Begs the question though: if we have all this unused bandwidth just sitting here, why did Nvidia upgrade the SLI bridge instead of doing PCIe SLI?
 
Okay, now that I can read the article, Im take it back. 30 Gbps is not going to limit things much.

Begs the question though: if we have all this unused bandwidth just sitting here, why did Nvidia upgrade the SLI bridge instead of doing PCIe SLI?
If you do it through pci-e, you have to involve the CPU and take a chunk of main memory. That's likely slower than them just developing/maintaining their own protocols/methods...
 
Actually the way AMD sold it, they added a dedicated card to card DMA engine, which minimizes CPU impact.

Go read one of the many XDMA articles written about Hawaii.
 
I'm quite read up on RDMA, but that still requires some host memory... definitely better from a CPU-usage perspective.

We worked directly with NVIDIA to get that setup with our ioDrives so that we could attach a few TB of fast pci-e flash directly to the GPUs.
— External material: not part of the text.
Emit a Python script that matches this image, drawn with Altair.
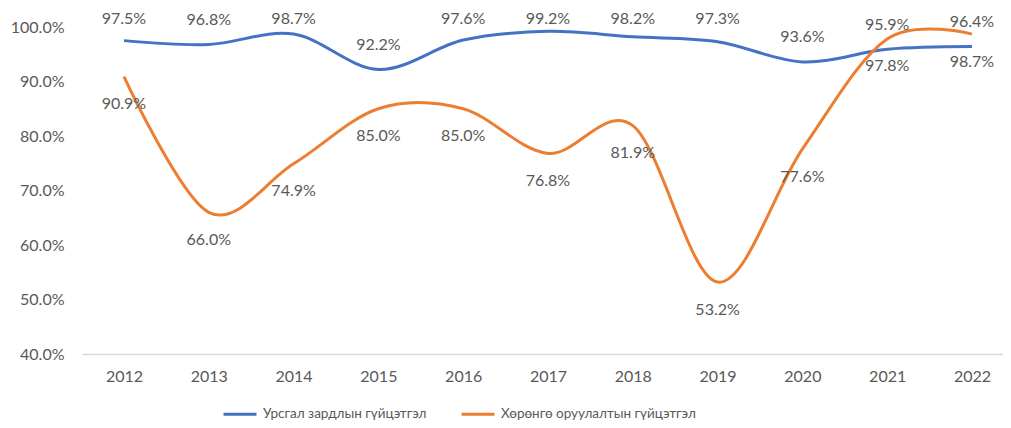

The national labs were very interested in it for some of their compute projects.

-- Dave
 
I've decided to just go straight m.2 -> pcie for the time being.
 
Actually the way AMD sold it, they added a dedicated card to card DMA engine, which minimizes CPU impact.

Go read one of the many XDMA articles written about Hawaii.

Having fine control over data transmission and taking PCIe speed out of the question is likely one of the reasons. I remember reading somewhere that it actually still does transfer some data through the bus, but just the lion's share using the bridges. Making it so that the end-user's PCIe generation won't matter is also a consideration.